LIBRI
24-06-2017 di Freddie del Curatolo
La Malindi al femminile di Sara Cardelli colpisce nel segno e dipinge una realtà molto attuale e sganciata dai soliti luoghi comuni del turismo sessuale ai tropici o dell’avventura esotica.
“Mali d’Africa” (Ilmiolibro, 320pagg.) racconta la costa nord del Kenya popolata da donne italiane sole e padrone di sé stesse, e da aitanti e interessati beach boys di etnia Mijikenda che, inevitabilmente e senza bisogno di chissà quale “Stupid Cupid” vengono a contatto.
Come scenografia, l’avvolgente natura africana che attenua lo stridore e il paradosso di vedere e vivere allo stesso tempo i villaggi di capanne di fango e gli eleganti resort in riva all’Oceano Indiano, i riti funerari di gente povera e dignitosa e gli scatenati disco-party sulla spiaggia.
Malindi e Watamu, da almeno trent’anni, sono così: contraddizioni sociali ed economiche che convivono in un’instabile equilibrio che il clima, la meraviglia dei luoghi e la pace dei sensi riescono spesso a trasformare in armonia.
I “Mali d’Africa” di cui al titolo del romanzo, sono in realtà pene e lusinghe che la società occidentale ha da tempo esportato all’equatore e l’effetto che hanno provocato su quella parte della popolazione locale che vive di turismo.
Nel mezzo, e nel profondo di esistenze ed anime completamente diverse, l’amore e le sue tante sfaccettature.
Sara Cardelli, che come la protagonista del racconto ha vissuto a Malindi ed è tornata in Italia con un bel bambino, frutto di una relazione con un ragazzo giriama, tratteggia molto bene motivi e caratteri di Giulia, Jenny ed Eva, tre donne italiane che vivono la loro Africa e i loro rapporti (specialmente quelli con l’altro sesso, identificato con giovani e disponibili “operatori turistici” dai prodigiosi attributi e dagli improbabili soprannomi) in totale libertà.
Libertà di provare emozioni incontrollate, di imparare attraverso la sofferenza, di coltivare pensieri inediti e ingenui e di trarre conclusioni spesso troppo distanti dalla loro mentalità ma troppo vicine alla nuova realtà da non scottarsi.
Giulia cerca l’amore vero, Jenny la famiglia e la vita africana, Eva ha scelto quel misto di serenità interiore e cinismo fondamentali per vivere e lavorare da stranieri sulla costa keniana.

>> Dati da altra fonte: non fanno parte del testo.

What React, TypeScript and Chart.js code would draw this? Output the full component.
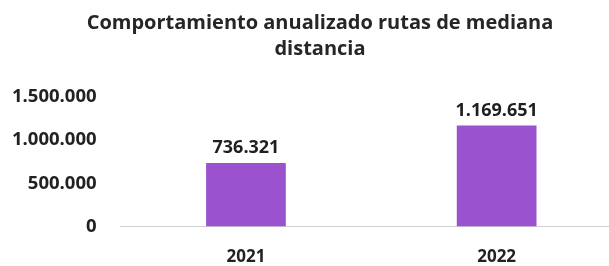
import React, { useEffect, useRef } from "react";
import { Chart, registerables } from "chart.js";

Chart.register(...registerables);

const titleLines = ["Comportamiento anualizado rutas de mediana", "distancia"];
const categories = ["2021", "2022"];
const values = [736321, 1169651];
const yMin = 0;
const yMax = 1500000;
const yStep = 500000;

const fmt = (v: number) => String(Math.round(v)).replace(/\B(?=(\d{3})+(?!\d))/g, ".");

const FONT = "'Open Sans', sans-serif";

const valueLabels = {
  id: "valueLabels",
  afterDatasetsDraw(chart: any) {
    const ctx = chart.ctx;
    const meta = chart.getDatasetMeta(0);
    ctx.save();
    ctx.font = `bold 18px ${FONT}`;
    ctx.fillStyle = "#1f1f1f";
    ctx.textAlign = "center";
    ctx.textBaseline = "middle";
    meta.data.forEach((bar: any, i: number) => {
      ctx.fillText(fmt(values[i]), bar.x, bar.y - 15);
    });
    ctx.restore();
  },
};

const centeredTitle = {
  id: "centeredTitle",
  afterDraw(chart: any) {
    const ctx = chart.ctx;
    ctx.save();
    ctx.font = `bold 20px ${FONT}`;
    ctx.fillStyle = "#262626";
    ctx.textAlign = "center";
    ctx.textBaseline = "middle";
    titleLines.forEach((line, i) => {
      ctx.fillText(line, 320, 23 + i * 26);
    });
    ctx.restore();
  },
};

export default function App() {
  const ref = useRef<HTMLCanvasElement | null>(null);
  useEffect(() => {
    document.body.style.overflow = "hidden";
    const chart = new Chart(ref.current!, {
      type: "bar",
      data: {
        labels: categories,
        datasets: [
          {
            data: values,
            backgroundColor: "#9a52cf",
            categoryPercentage: 1,
            barPercentage: 0.318,
          },
        ],
      },
      options: {
        responsive: false,
        animation: false,
        layout: { padding: { left: -12, right: 18, top: 97, bottom: -21 } },
        plugins: {
          legend: { display: false },
          tooltip: { enabled: false },
          title: { display: false },
        },
        scales: {
          x: {
            grid: { display: false, drawTicks: false },
            border: { display: true, color: "#d0d0d0", dash: [4, 4] },
            ticks: {
              color: "#222",
              font: { family: FONT, size: 17, weight: "bold" },
              padding: 20,
            },
          },
          y: {
            min: yMin,
            max: yMax,
            grid: { display: false, drawTicks: false },
            border: { display: false },
            ticks: {
              stepSize: yStep,
              color: "#222",
              font: { family: FONT, size: 18.5, weight: "bold" },
              padding: 24,
              callback: (v: any) => fmt(Number(v)),
            },
          },
        },
      },
      plugins: [valueLabels, centeredTitle],
    });
    return () => chart.destroy();
  }, []);
  return (
    <div style={{ position: "fixed", left: 0, top: 0, width: 640, height: 266, background: "#fff" }}>
      <canvas ref={ref} width={640} height={266} />
    </div>
  );
}
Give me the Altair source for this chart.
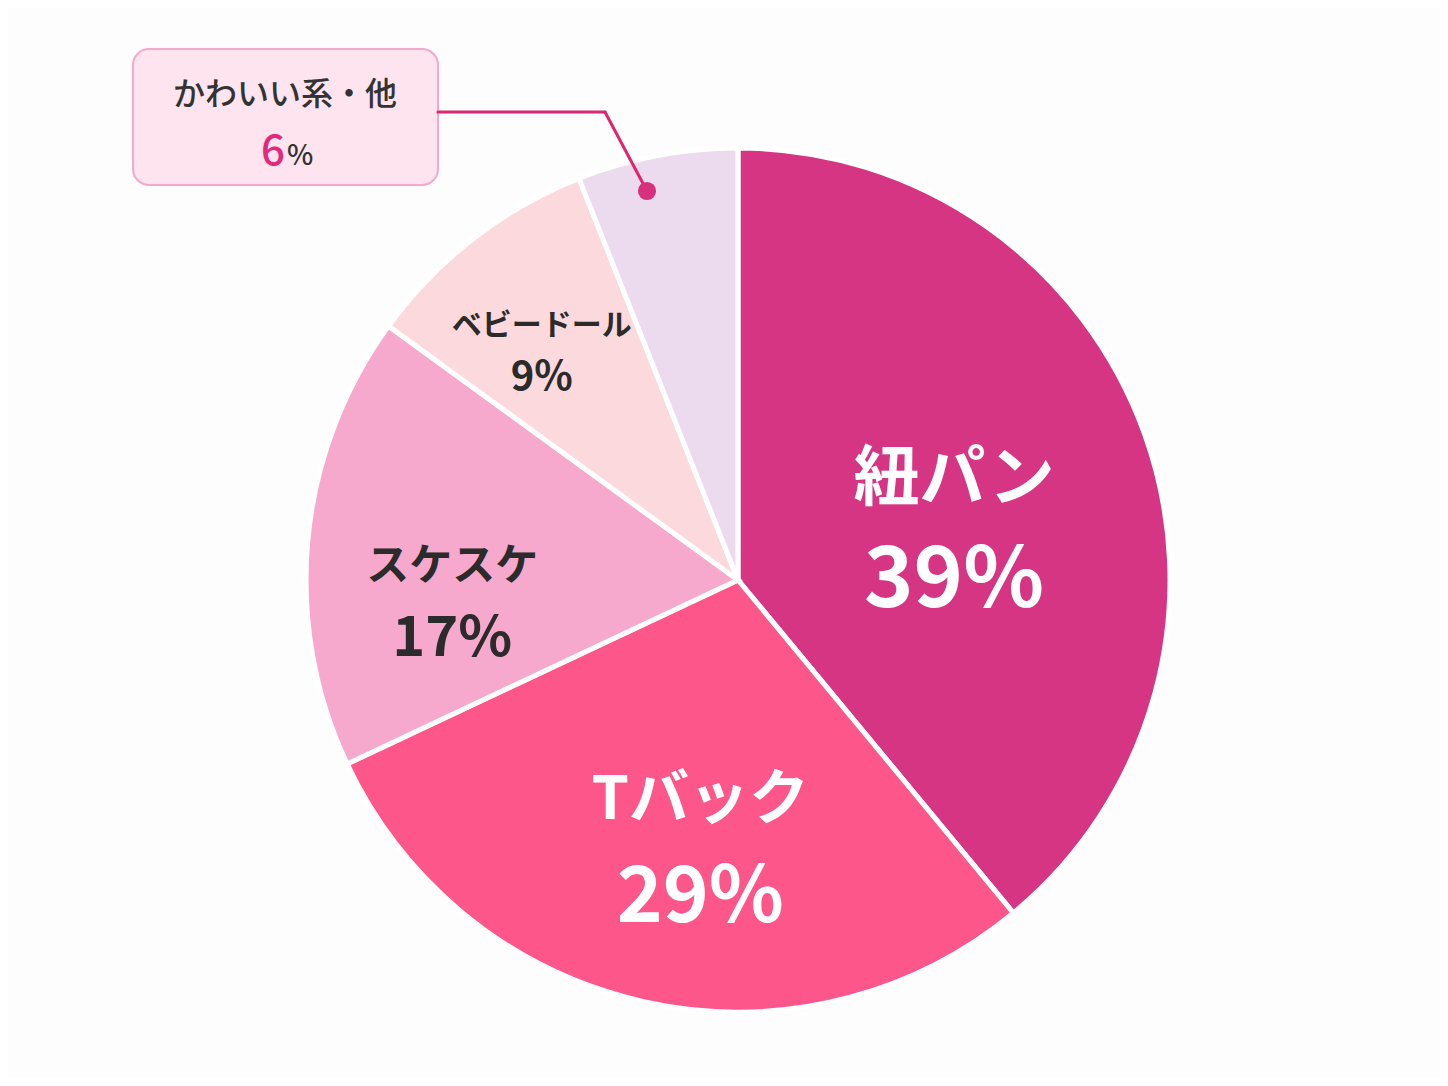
import math
import altair as alt
import pandas as pd

# ---- data ----
cats = ["紐パン", "Tバック", "スケスケ", "ベビードール", "かわいい系・他"]
values = [39, 29, 17, 9, 6]
colors = ["#D63583", "#FC568A", "#F6A9CD", "#FCD9DD", "#ECDAEE"]

df = pd.DataFrame({"cat": cats, "value": values, "idx": list(range(len(cats)))})

FONT = "Noto Sans CJK JP"
CX, CY, R = 730, 572, 432
theta_scale = alt.Scale(domain=[0, 100], range=[0, 2 * math.pi])

pie = alt.Chart(df).mark_arc(
    x=CX, y=CY, outerRadius=R, stroke="white", strokeWidth=5
).encode(
    theta=alt.Theta("value:Q", stack=True, scale=theta_scale),
    color=alt.Color("cat:N", scale=alt.Scale(domain=cats, range=colors), legend=None),
    order=alt.Order("idx:Q", sort="ascending"),
)

base = alt.Chart(df).transform_window(
    cum="sum(value)", sort=[alt.SortField("idx")], frame=[None, 0]
).transform_calculate(
    mid="datum.cum - datum.value / 2",
    pct="datum.value + '%'",
    num="'' + datum.value",
)

# label styling per slice: (category, radius, dx, name_dy, pct_dy, name_size, pct_size, colour)
label_specs = [
    ("紐パン", 219, 10, -26, 76, 66, 84, "white"),
    ("Tバック", 274, 22, -46, 52, 60, 78, "white"),
    ("スケスケ", 282, -5, 14, 86, 43, 56, "#2b2b2b"),
    ("ベビードール", 299, -13, -18, 34, 30, 40, "#2b2b2b"),
]

layers = [pie]
for c, r, dx, ndy, pdy, ns, ps, col in label_specs:
    sub = base.transform_filter(alt.datum.cat == c)
    layers.append(
        sub.mark_text(
            x=CX, y=CY, radius=r, dx=dx, dy=ndy, fontSize=ns, font=FONT,
            fontWeight="bold", color=col, align="center", baseline="middle",
        ).encode(theta=alt.Theta("mid:Q", stack=False, scale=theta_scale), text="cat:N")
    )
    layers.append(
        sub.mark_text(
            x=CX, y=CY, radius=r, dx=dx, dy=pdy, fontSize=ps, font=FONT,
            fontWeight="bold", color=col, align="center", baseline="middle",
        ).encode(theta=alt.Theta("mid:Q", stack=False, scale=theta_scale), text="pct:N")
    )

# callout for the smallest slice
small = base.transform_filter(alt.datum.cat == "かわいい系・他")
box = small.mark_rect(
    fill="#FDE4EF", stroke="#F6A8CB", strokeWidth=2, cornerRadius=16
).encode(x=alt.value(125), x2=alt.value(430), y=alt.value(41), y2=alt.value(177))
lead1 = small.mark_rule(color="#E0246F", strokeWidth=3, strokeCap="round").encode(
    x=alt.value(430), x2=alt.value(597), y=alt.value(104), y2=alt.value(104)
)
lead2 = small.mark_rule(color="#E0246F", strokeWidth=3, strokeCap="round").encode(
    x=alt.value(597), x2=alt.value(639), y=alt.value(104), y2=alt.value(183)
)
dot = small.mark_circle(size=330, color="#D6307E", opacity=1).encode(
    x=alt.value(639), y=alt.value(183)
)
ctitle = small.mark_text(
    fontSize=32, font=FONT, fontWeight=500, color="#333333", align="center", baseline="middle"
).encode(x=alt.value(277), y=alt.value(87), text="cat:N")
cnum = small.mark_text(
    fontSize=42, font=FONT, fontWeight=500, color="#E2297C", align="right", baseline="alphabetic"
).encode(x=alt.value(277), y=alt.value(157), text="num:N")
cpct = small.mark_text(
    fontSize=28, font=FONT, fontWeight=500, color="#333333", align="left", baseline="alphabetic"
).encode(x=alt.value(279), y=alt.value(157), text=alt.value("%"))

layers += [box, lead1, lead2, dot, ctitle, cnum, cpct]

chart = alt.layer(*layers).properties(
    width=1432, height=1070,
    autosize=alt.AutoSizeParams(type="none"),
    padding=0,
    background="#FEFDFE",
).configure_view(strokeWidth=0)

chart.save("out.html", embed_options={"renderer": "svg", "actions": False})
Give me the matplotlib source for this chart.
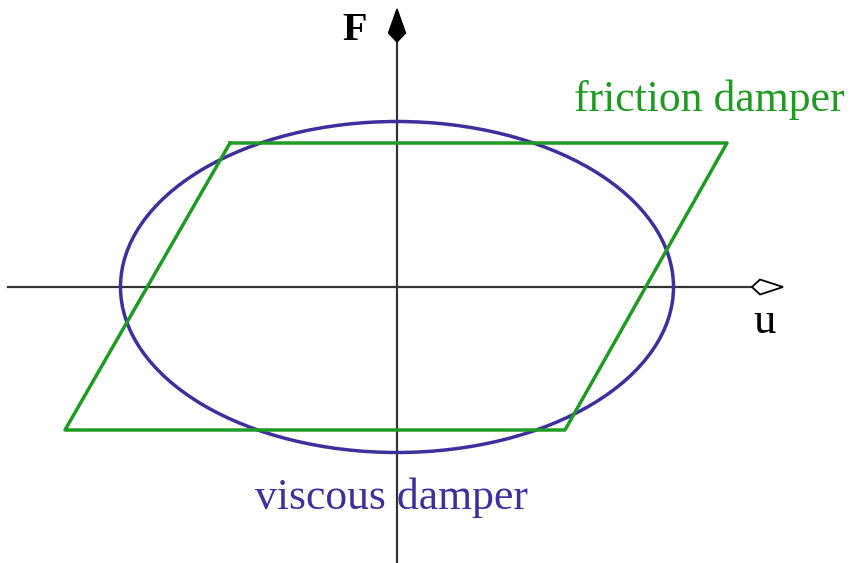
import numpy as np
import matplotlib.pyplot as plt
from matplotlib.patches import Ellipse, Polygon

# values in picture units, origin where the axes cross
viscous_width = 553
viscous_height = 331
friction_u = [-167, 330, 168, -332, -167]
friction_F = [144, 144, -143, -143, 144]

blue = '#3d309c'
green = '#1f9a22'

fig = plt.figure(figsize=(8.52, 5.63), dpi=100)
ax = fig.add_axes([0, 0, 1, 1])
ax.set_xlim(-397, 455)
ax.set_ylim(-276, 287)
ax.axis('off')

# axes lines
ax.plot([-389, 357], [0, 0], color='#333333', lw=1.6, zorder=1)
ax.plot([0, 0], [-276, 248], color='#333333', lw=1.6, zorder=1)

# arrow heads
ax.add_patch(Polygon([(355, 0), (363, 7.5), (386, 0), (363, -7.5)], closed=True,
                     facecolor='white', edgecolor='black', lw=1.3, zorder=3))
ax.add_patch(Polygon([(0, 245), (-8.5, 254), (0, 278), (8.5, 254)], closed=True,
                     facecolor='black', edgecolor='black', lw=1, zorder=3))

# viscous damper
ax.add_patch(Ellipse((0, 0), viscous_width, viscous_height, fill=False,
                     edgecolor=blue, lw=2.5, zorder=2))
# friction damper
ax.plot(friction_u, friction_F, color=green, lw=2.5, zorder=2)

serif = 'Liberation Serif'
ax.text(-42, 256, 'F', fontsize=29, family=serif, weight='bold',
        ha='center', va='center')
ax.text(368, -35, 'u', fontsize=32, family=serif, ha='center', va='center')
ax.text(312, 187, 'friction damper', fontsize=31.5, family=serif, color=green,
        ha='center', va='center')
ax.text(-6, -211, 'viscous damper', fontsize=31.5, family=serif, color=blue,
        ha='center', va='center')

fig.savefig('out.png', dpi=100)
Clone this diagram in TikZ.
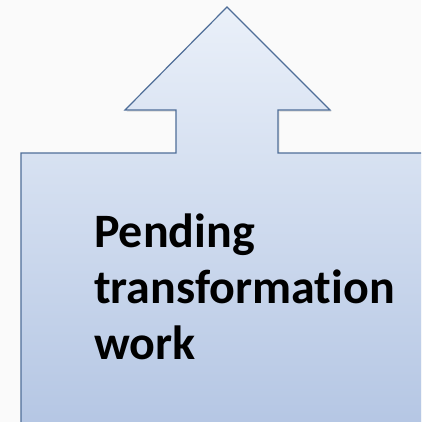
\documentclass[tikz,border=0pt]{standalone}
\usepackage{fontspec}
\setmainfont{Carlito}[Ligatures={NoCommon,TeX}]
\usetikzlibrary{shadows}

\definecolor{pagegrey}{HTML}{FAFAFA}
\definecolor{calloutline}{HTML}{4F6E98}
\definecolor{callouttop}{HTML}{EAF0F9}
\definecolor{calloutbottom}{HTML}{B3C5E3}

\tikzset{
  callout/.style={draw=calloutline, line width=1.2pt, line join=miter,
    top color=callouttop, bottom color=calloutbottom,
    drop shadow={opacity=0.18, shadow xshift=1.5pt, shadow yshift=-2pt}},
  calloutlabel/.style={anchor=base west, inner sep=0pt,
    font=\bfseries\fontsize{48}{56}\selectfont}
}

\begin{document}
\begin{tikzpicture}[x=1pt,y=-1pt]
  % Page
  \useasboundingbox (0,0) rectangle (421,422);
  \fill[pagegrey] (0,0) rectangle (421,422);
  \clip (0,0) rectangle (421,422);

  % Up arrow callout, cut by the page edge at right and bottom
  \draw[callout] (21,440) -- (21,153) -- (176,153) -- (176,110) -- (125,110)
    -- (227,7) -- (330,110) -- (278,110) -- (278,153) -- (440,153)
    -- (440,440) -- cycle;

  % Text
  \node[calloutlabel] (pending) at (94,247) {Pending};
  \node[calloutlabel] (transf) at (94,303) {transformation};
  \node[calloutlabel] (work) at (94,359) {work};
\end{tikzpicture}
\end{document}
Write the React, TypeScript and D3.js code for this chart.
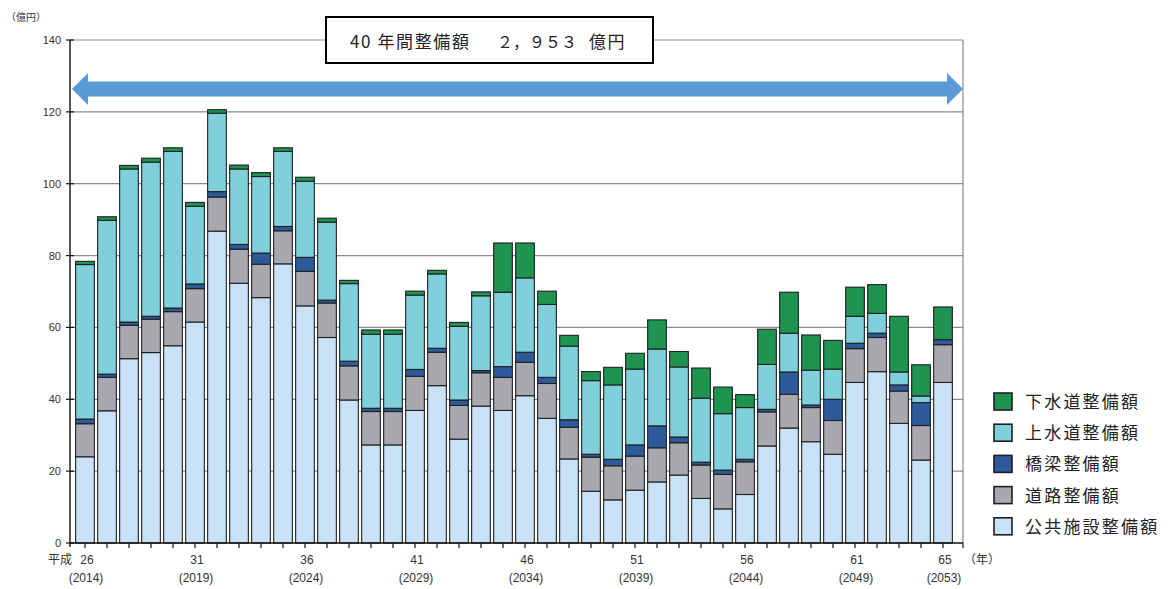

E’ lei a cui Sara fa dire che in Africa si arriva a voler ricordare anche le cose da dimenticare e che è meglio vivere di rimorsi che di rimpianti laddove è ancora più evidente che “ogni paradiso ha il suo inferno”.
L’ardore femminile che divora le protagoniste e fa divorare piacevolmente il romanzo (pur con gli inciampi di una scrittura priva di differenti piani narrativi) sta proprio nel desiderio delle protagoniste di “Sbagliare piuttosto che vivere con la consapevolezza di non averci provato”.
Perché alla fine, come si vedrà, non è vero che l’amore in Africa non esiste, è semplicemente uno dei tanti sentimenti sul mercato. Sono le componenti con cui le nostre coscienze occidentali lo hanno ingabbiato a riportarlo a terra: sesso, solitudine, gelosia.
E’ proprio la presenza degli ambitissimi palestrati da spiaggia e la loro condotta univoca e coerente la chiave della storia, ed è quasi un peccato che l’autrice non abbia voluto o saputo entrare maggiormente nella mentalità del maschio keniota, con dialoghi e momenti tra di loro, e non solo in relazione alle loro liaisons con le “mzungu”.
Perché altrimenti, se riduciamo tutto unicamente a denaro, tradimenti, truffe e menzogne, il romanzo avrebbe potuto intitolarsi tranquillamente “Mali d’Italia in Africa”.